Clearance and Settlement

Review confirmations, settlement cycles, OCC assignment, and close-out obligations tested on Series 57.

Clearance and settlement is the final operational step in the Series 57 workflow. After a trade is executed and reported, the firm still has to confirm it correctly, deliver or receive securities and funds on the proper cycle, handle options assignments and exercise notices accurately, and resolve fail or close-out obligations when the transaction does not settle cleanly.

Confirmations and Settlement Cycles

The exam expects candidates to know that a completed trade still generates confirmation and delivery obligations. Settlement timing varies by product, and that distinction matters because the trader should recognize when standard timing applies and when a product-specific rule changes the cycle.

In practice, questions here often ask which step belongs next after execution, or which document or settlement timetable governs the trade. The correct answer is usually the one that respects ordinary post-trade discipline rather than assuming the execution itself finished the process.

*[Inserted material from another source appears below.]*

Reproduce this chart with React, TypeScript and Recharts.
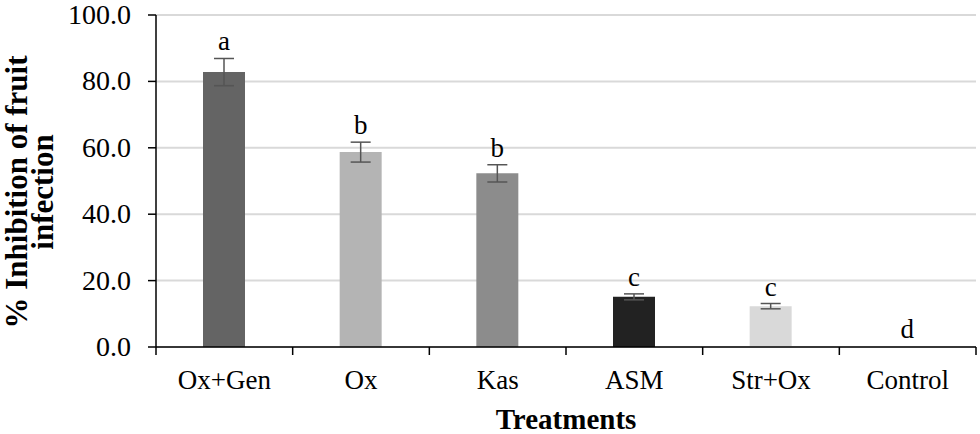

Options and OCC Procedures

Options settlement questions are usually operational. The candidate needs to understand exercise and assignment consequences, tender of exercise notices, and the OCC-related workflow that follows. This is not the same as testing options strategy. It is testing whether the trader understands what post-trade steps the options position can trigger.

Close-Outs and Exception Handling

Close-out questions usually appear when delivery or borrowing issues create a fail condition. This is where earlier short-sale knowledge can connect with settlement obligations. The exam often rewards the candidate who sees that a post-trade failure is not a separate topic from execution discipline. It is the downstream consequence of how the trade was entered and supported.

Key Takeaways

  • Execution does not end the regulatory workflow; confirmation and settlement still matter.
  • Settlement timing can vary by product, so product classification remains important after the trade.
  • Options settlement questions are usually about assignment, exercise, and notice handling.
  • Close-out obligations often reflect problems created earlier in the trade lifecycle.

Sample Exam Question

A trader focuses only on execution and ignores the confirmation and settlement process after a transaction reports correctly. Why is that approach deficient under the Series 57 framework?

A. Because reporting automatically cancels the settlement obligation
B. Because a valid execution still has to move through confirmation, clearance, and settlement correctly
C. Because only market makers are responsible for post-trade processing
D. Because customer confirmations are required only for options trades

Answer: B. Series 57 treats trade reporting, confirmations, clearance, and settlement as connected operational duties. A trade is not fully handled just because it executed and was reported.